■ DATASET EXCERPT
⁂

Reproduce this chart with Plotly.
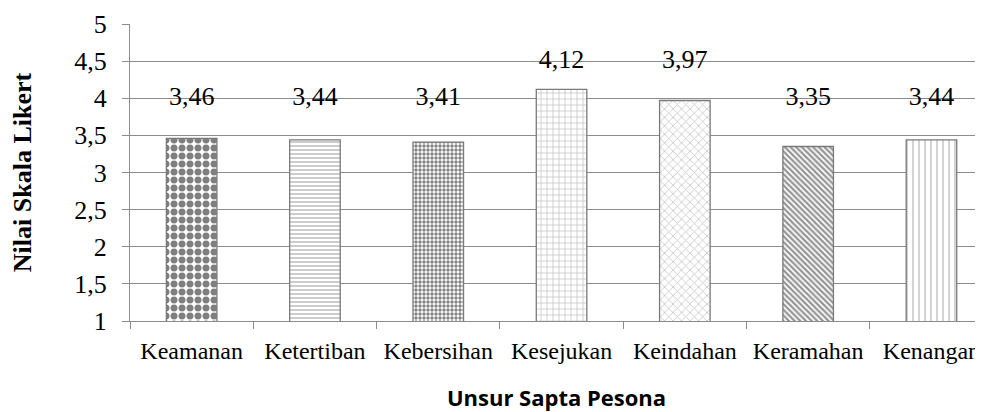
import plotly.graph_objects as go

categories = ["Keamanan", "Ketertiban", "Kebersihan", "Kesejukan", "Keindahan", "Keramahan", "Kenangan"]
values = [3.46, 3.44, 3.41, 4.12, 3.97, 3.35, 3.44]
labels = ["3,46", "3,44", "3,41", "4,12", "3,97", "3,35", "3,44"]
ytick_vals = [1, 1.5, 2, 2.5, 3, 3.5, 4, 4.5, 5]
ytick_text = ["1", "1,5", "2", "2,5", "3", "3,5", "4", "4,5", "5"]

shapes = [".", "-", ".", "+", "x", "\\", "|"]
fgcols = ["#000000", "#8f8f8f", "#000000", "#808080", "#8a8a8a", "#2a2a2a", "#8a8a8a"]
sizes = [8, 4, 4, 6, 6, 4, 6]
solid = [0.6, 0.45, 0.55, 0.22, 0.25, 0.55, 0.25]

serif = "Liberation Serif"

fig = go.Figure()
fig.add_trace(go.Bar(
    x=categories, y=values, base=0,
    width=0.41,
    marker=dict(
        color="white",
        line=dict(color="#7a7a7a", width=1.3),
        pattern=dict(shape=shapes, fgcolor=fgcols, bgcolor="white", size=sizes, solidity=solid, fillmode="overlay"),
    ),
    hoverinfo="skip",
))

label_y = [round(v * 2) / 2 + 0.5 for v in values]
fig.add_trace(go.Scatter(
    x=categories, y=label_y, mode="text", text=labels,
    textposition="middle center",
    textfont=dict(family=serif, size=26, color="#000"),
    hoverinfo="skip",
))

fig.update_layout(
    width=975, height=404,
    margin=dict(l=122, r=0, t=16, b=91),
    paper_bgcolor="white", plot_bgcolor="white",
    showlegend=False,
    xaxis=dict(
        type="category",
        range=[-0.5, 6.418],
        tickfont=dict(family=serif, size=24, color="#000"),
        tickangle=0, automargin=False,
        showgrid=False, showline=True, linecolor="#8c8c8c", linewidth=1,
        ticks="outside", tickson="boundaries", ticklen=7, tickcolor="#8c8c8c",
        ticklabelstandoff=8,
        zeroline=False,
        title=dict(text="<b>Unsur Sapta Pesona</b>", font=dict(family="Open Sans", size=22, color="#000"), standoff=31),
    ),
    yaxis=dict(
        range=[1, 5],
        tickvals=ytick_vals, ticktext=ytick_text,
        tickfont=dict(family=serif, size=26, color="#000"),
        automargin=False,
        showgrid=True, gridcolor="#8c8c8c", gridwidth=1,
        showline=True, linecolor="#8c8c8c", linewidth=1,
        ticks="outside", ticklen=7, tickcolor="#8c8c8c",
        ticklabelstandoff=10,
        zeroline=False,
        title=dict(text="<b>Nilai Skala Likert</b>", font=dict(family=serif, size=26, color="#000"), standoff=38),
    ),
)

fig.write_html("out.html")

⁂

■ STATED GOAL
Restate, line by line and word for word, everything from the top of the material through the line that contains "import plotly.graph_objects as go". Leave pictures out.

■ TASK ANSWER
Reproduce this chart with Plotly.
import plotly.graph_objects as go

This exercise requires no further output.